⟨

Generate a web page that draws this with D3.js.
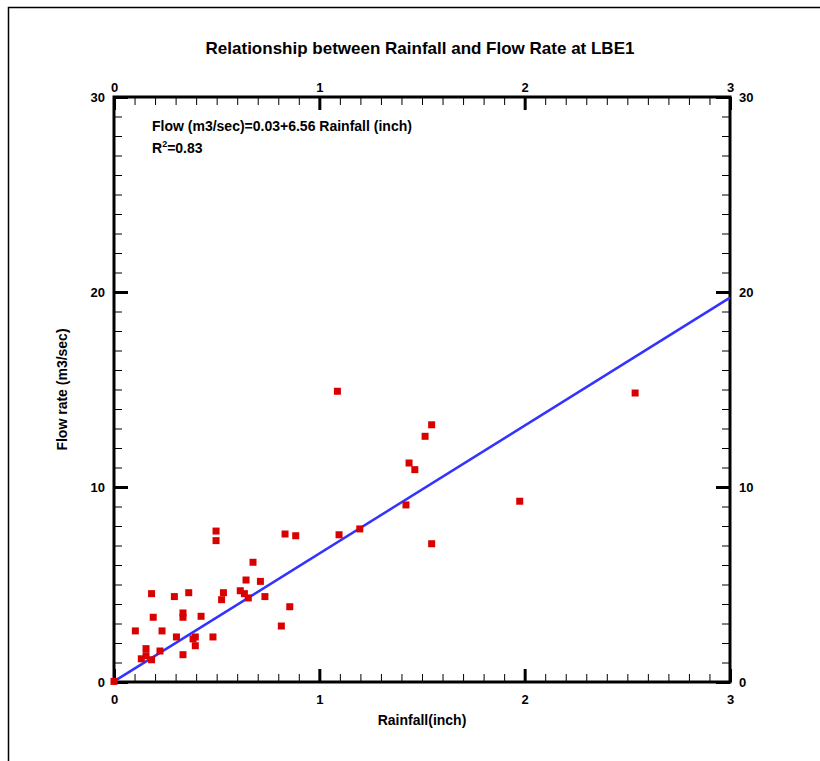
<!DOCTYPE html>
<html>
<head>
<meta charset="utf-8">
<script src="https://cdn.jsdelivr.net/npm/d3@7/dist/d3.min.js"></script>
<style>
  html, body { margin: 0; padding: 0; background: #fff; }
  svg text { font-family: "Liberation Sans", Arial, Helvetica, sans-serif; font-weight: bold; fill: #000; }
</style>
</head>
<body>
<svg id="chart" width="820" height="761"></svg>
<script>
// Storm events: rainfall depth (inch) and observed flow rate (m3/sec)
const rainfall = [0.00, 0.104, 0.133, 0.156, 0.156, 0.183, 0.183, 0.191, 0.224, 0.234,
                  0.294, 0.304, 0.336, 0.336, 0.336, 0.364, 0.385, 0.396, 0.396, 0.424,
                  0.482, 0.497, 0.497, 0.524, 0.533, 0.615, 0.635, 0.643, 0.654, 0.677,
                  0.713, 0.735, 0.815, 0.833, 0.856, 0.885, 1.088, 1.096, 1.197, 1.422,
                  1.437, 1.465, 1.515, 1.547, 1.547, 1.976, 2.538];
const flow     = [0.03, 2.62, 1.19, 1.35, 1.71, 1.14, 4.53, 3.32, 1.59, 2.62,
                  4.38, 2.31, 1.40, 3.54, 3.32, 4.58, 2.21, 2.31, 1.86, 3.37,
                  2.31, 7.74, 7.25, 4.22, 4.58, 4.68, 4.53, 5.23, 4.31, 6.14,
                  5.16, 4.38, 2.87, 7.59, 3.86, 7.50, 14.91, 7.55, 7.85, 9.08,
                  11.23, 10.89, 12.60, 13.19, 7.09, 9.27, 14.82];

// Least-squares fit reported on the chart
const intercept = 0.03;
const slope = 6.56;
const rSquared = "0.83";

const xTicks = [0, 1, 2, 3];
const yTicks = [0, 10, 20, 30];

const titleText = "Relationship between Rainfall and Flow Rate at LBE1";
const xTitle = "Rainfall(inch)";
const yTitle = "Flow rate (m3/sec)";
const eqText = "Flow (m3/sec)=0.03+6.56 Rainfall (inch)";

const svg = d3.select("#chart");

const plotL = 114, plotR = 730, plotT = 97, plotB = 682;
const x = d3.scaleLinear().domain([0, 3]).range([plotL, plotR]);
const y = d3.scaleLinear().domain([0, 30]).range([plotB, plotT]);

// page frame
svg.append("path")
  .attr("d", "M8.5,761 L8.5,7.5 L820,7.5")
  .attr("fill", "none").attr("stroke", "#000").attr("stroke-width", 1.5);

// title
svg.append("text")
  .attr("x", 420).attr("y", 54)
  .attr("text-anchor", "middle")
  .style("font-size", "17px")
  .text(titleText);

const xMinor = d3.range(0, 31).map(i => i / 10).filter(v => xTicks.indexOf(v) < 0);
const yMinor = d3.range(0, 31).filter(v => yTicks.indexOf(v) < 0);

function styleAxis(g) {
  g.select(".domain").remove();
  g.selectAll(".tick line").attr("stroke", "#000").attr("stroke-width", 3);
  g.selectAll(".tick text").style("font-size", "13px").style("font-family", "'Liberation Sans', Arial, sans-serif").style("font-weight", "bold");
}

// major ticks with labels (inward)
svg.append("g").attr("transform", `translate(0,${plotB})`)
  .call(d3.axisBottom(x).tickValues(xTicks).tickFormat(d3.format("d")).tickSizeInner(-13).tickSizeOuter(0).tickPadding(13))
  .call(styleAxis);
svg.append("g").attr("transform", `translate(0,${plotT})`)
  .call(d3.axisTop(x).tickValues(xTicks).tickFormat(d3.format("d")).tickSizeInner(-13).tickSizeOuter(0).tickPadding(5))
  .call(styleAxis);
svg.append("g").attr("transform", `translate(${plotL},0)`)
  .call(d3.axisLeft(y).tickValues(yTicks).tickFormat(d3.format("d")).tickSizeInner(-14).tickSizeOuter(0).tickPadding(9))
  .call(styleAxis);
svg.append("g").attr("transform", `translate(${plotR},0)`)
  .call(d3.axisRight(y).tickValues(yTicks).tickFormat(d3.format("d")).tickSizeInner(-14).tickSizeOuter(0).tickPadding(9))
  .call(styleAxis);

// minor ticks (inward, no labels)
function minorAxis(axis) {
  return g => { g.call(axis); g.select(".domain").remove(); g.selectAll("text").remove(); g.selectAll(".tick line").attr("stroke", "#000").attr("stroke-width", 1); };
}
svg.append("g").attr("transform", `translate(0,${plotB})`)
  .call(minorAxis(d3.axisBottom(x).tickValues(xMinor).tickSizeInner(-8).tickSizeOuter(0)));
svg.append("g").attr("transform", `translate(0,${plotT})`)
  .call(minorAxis(d3.axisTop(x).tickValues(xMinor).tickSizeInner(-8).tickSizeOuter(0)));
svg.append("g").attr("transform", `translate(${plotL},0)`)
  .call(minorAxis(d3.axisLeft(y).tickValues(yMinor).tickSizeInner(-8).tickSizeOuter(0)));
svg.append("g").attr("transform", `translate(${plotR},0)`)
  .call(minorAxis(d3.axisRight(y).tickValues(yMinor).tickSizeInner(-8).tickSizeOuter(0)));

// plot frame
svg.append("rect")
  .attr("x", plotL).attr("y", plotT)
  .attr("width", plotR - plotL).attr("height", plotB - plotT)
  .attr("fill", "none").attr("stroke", "#000").attr("stroke-width", 3);

// axis titles
svg.append("text")
  .attr("x", x(1.5)).attr("y", 725)
  .attr("text-anchor", "middle")
  .style("font-size", "14px")
  .text(xTitle);
svg.append("text")
  .attr("transform", `translate(67,${y(15)}) rotate(-90)`)
  .attr("text-anchor", "middle")
  .style("font-size", "14px")
  .text(yTitle);

// regression line
svg.append("line")
  .attr("x1", x(0)).attr("y1", y(intercept))
  .attr("x2", x(3)).attr("y2", y(intercept + slope * 3))
  .attr("stroke", "#3333ff").attr("stroke-width", 2.5);

// observations
const pts = rainfall.map((r, i) => ({ r, f: flow[i] }));
svg.append("g").selectAll("rect").data(pts).join("rect")
  .attr("x", d => x(d.r) - 3.5).attr("y", d => y(d.f) - 3.5)
  .attr("width", 7).attr("height", 7)
  .attr("fill", "#d90000");

// equation and R²
svg.append("text")
  .attr("x", 152).attr("y", 131)
  .style("font-size", "14px")
  .text(eqText);
const r2 = svg.append("text")
  .attr("x", 152).attr("y", 153)
  .style("font-size", "14px");
r2.append("tspan").text("R");
r2.append("tspan").attr("dy", -6).style("font-size", "9px").text("2");
r2.append("tspan").attr("dy", 6).text("=" + rSquared);
</script>
</body>
</html>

⟩

Every line above should be repeated exactly; pictures stay out of the copy.

**RESPONSE TO THE EXERCISE**
Generate a web page that draws this with D3.js.
<!DOCTYPE html>
<html>
<head>
<meta charset="utf-8">
<script src="https://cdn.jsdelivr.net/npm/d3@7/dist/d3.min.js"></script>
<style>
  html, body { margin: 0; padding: 0; background: #fff; }
  svg text { font-family: "Liberation Sans", Arial, Helvetica, sans-serif; font-weight: bold; fill: #000; }
</style>
</head>
<body>
<svg id="chart" width="820" height="761"></svg>
<script>
// Storm events: rainfall depth (inch) and observed flow rate (m3/sec)
const rainfall = [0.00, 0.104, 0.133, 0.156, 0.156, 0.183, 0.183, 0.191, 0.224, 0.234,
                  0.294, 0.304, 0.336, 0.336, 0.336, 0.364, 0.385, 0.396, 0.396, 0.424,
                  0.482, 0.497, 0.497, 0.524, 0.533, 0.615, 0.635, 0.643, 0.654, 0.677,
                  0.713, 0.735, 0.815, 0.833, 0.856, 0.885, 1.088, 1.096, 1.197, 1.422,
                  1.437, 1.465, 1.515, 1.547, 1.547, 1.976, 2.538];
const flow     = [0.03, 2.62, 1.19, 1.35, 1.71, 1.14, 4.53, 3.32, 1.59, 2.62,
                  4.38, 2.31, 1.40, 3.54, 3.32, 4.58, 2.21, 2.31, 1.86, 3.37,
                  2.31, 7.74, 7.25, 4.22, 4.58, 4.68, 4.53, 5.23, 4.31, 6.14,
                  5.16, 4.38, 2.87, 7.59, 3.86, 7.50, 14.91, 7.55, 7.85, 9.08,
                  11.23, 10.89, 12.60, 13.19, 7.09, 9.27, 14.82];

// Least-squares fit reported on the chart
const intercept = 0.03;
const slope = 6.56;
const rSquared = "0.83";

const xTicks = [0, 1, 2, 3];
const yTicks = [0, 10, 20, 30];

const titleText = "Relationship between Rainfall and Flow Rate at LBE1";
const xTitle = "Rainfall(inch)";
const yTitle = "Flow rate (m3/sec)";
const eqText = "Flow (m3/sec)=0.03+6.56 Rainfall (inch)";

const svg = d3.select("#chart");

const plotL = 114, plotR = 730, plotT = 97, plotB = 682;
const x = d3.scaleLinear().domain([0, 3]).range([plotL, plotR]);
const y = d3.scaleLinear().domain([0, 30]).range([plotB, plotT]);

// page frame
svg.append("path")
  .attr("d", "M8.5,761 L8.5,7.5 L820,7.5")
  .attr("fill", "none").attr("stroke", "#000").attr("stroke-width", 1.5);

// title
svg.append("text")
  .attr("x", 420).attr("y", 54)
  .attr("text-anchor", "middle")
  .style("font-size", "17px")
  .text(titleText);

const xMinor = d3.range(0, 31).map(i => i / 10).filter(v => xTicks.indexOf(v) < 0);
const yMinor = d3.range(0, 31).filter(v => yTicks.indexOf(v) < 0);

function styleAxis(g) {
  g.select(".domain").remove();
  g.selectAll(".tick line").attr("stroke", "#000").attr("stroke-width", 3);
  g.selectAll(".tick text").style("font-size", "13px").style("font-family", "'Liberation Sans', Arial, sans-serif").style("font-weight", "bold");
}

// major ticks with labels (inward)
svg.append("g").attr("transform", `translate(0,${plotB})`)
  .call(d3.axisBottom(x).tickValues(xTicks).tickFormat(d3.format("d")).tickSizeInner(-13).tickSizeOuter(0).tickPadding(13))
  .call(styleAxis);
svg.append("g").attr("transform", `translate(0,${plotT})`)
  .call(d3.axisTop(x).tickValues(xTicks).tickFormat(d3.format("d")).tickSizeInner(-13).tickSizeOuter(0).tickPadding(5))
  .call(styleAxis);
svg.append("g").attr("transform", `translate(${plotL},0)`)
  .call(d3.axisLeft(y).tickValues(yTicks).tickFormat(d3.format("d")).tickSizeInner(-14).tickSizeOuter(0).tickPadding(9))
  .call(styleAxis);
svg.append("g").attr("transform", `translate(${plotR},0)`)
  .call(d3.axisRight(y).tickValues(yTicks).tickFormat(d3.format("d")).tickSizeInner(-14).tickSizeOuter(0).tickPadding(9))
  .call(styleAxis);

// minor ticks (inward, no labels)
function minorAxis(axis) {
  return g => { g.call(axis); g.select(".domain").remove(); g.selectAll("text").remove(); g.selectAll(".tick line").attr("stroke", "#000").attr("stroke-width", 1); };
}
svg.append("g").attr("transform", `translate(0,${plotB})`)
  .call(minorAxis(d3.axisBottom(x).tickValues(xMinor).tickSizeInner(-8).tickSizeOuter(0)));
svg.append("g").attr("transform", `translate(0,${plotT})`)
  .call(minorAxis(d3.axisTop(x).tickValues(xMinor).tickSizeInner(-8).tickSizeOuter(0)));
svg.append("g").attr("transform", `translate(${plotL},0)`)
  .call(minorAxis(d3.axisLeft(y).tickValues(yMinor).tickSizeInner(-8).tickSizeOuter(0)));
svg.append("g").attr("transform", `translate(${plotR},0)`)
  .call(minorAxis(d3.axisRight(y).tickValues(yMinor).tickSizeInner(-8).tickSizeOuter(0)));

// plot frame
svg.append("rect")
  .attr("x", plotL).attr("y", plotT)
  .attr("width", plotR - plotL).attr("height", plotB - plotT)
  .attr("fill", "none").attr("stroke", "#000").attr("stroke-width", 3);

// axis titles
svg.append("text")
  .attr("x", x(1.5)).attr("y", 725)
  .attr("text-anchor", "middle")
  .style("font-size", "14px")
  .text(xTitle);
svg.append("text")
  .attr("transform", `translate(67,${y(15)}) rotate(-90)`)
  .attr("text-anchor", "middle")
  .style("font-size", "14px")
  .text(yTitle);

// regression line
svg.append("line")
  .attr("x1", x(0)).attr("y1", y(intercept))
  .attr("x2", x(3)).attr("y2", y(intercept + slope * 3))
  .attr("stroke", "#3333ff").attr("stroke-width", 2.5);

// observations
const pts = rainfall.map((r, i) => ({ r, f: flow[i] }));
svg.append("g").selectAll("rect").data(pts).join("rect")
  .attr("x", d => x(d.r) - 3.5).attr("y", d => y(d.f) - 3.5)
  .attr("width", 7).attr("height", 7)
  .attr("fill", "#d90000");

// equation and R²
svg.append("text")
  .attr("x", 152).attr("y", 131)
  .style("font-size", "14px")
  .text(eqText);
const r2 = svg.append("text")
  .attr("x", 152).attr("y", 153)
  .style("font-size", "14px");
r2.append("tspan").text("R");
r2.append("tspan").attr("dy", -6).style("font-size", "9px").text("2");
r2.append("tspan").attr("dy", 6).text("=" + rSquared);
</script>
</body>
</html>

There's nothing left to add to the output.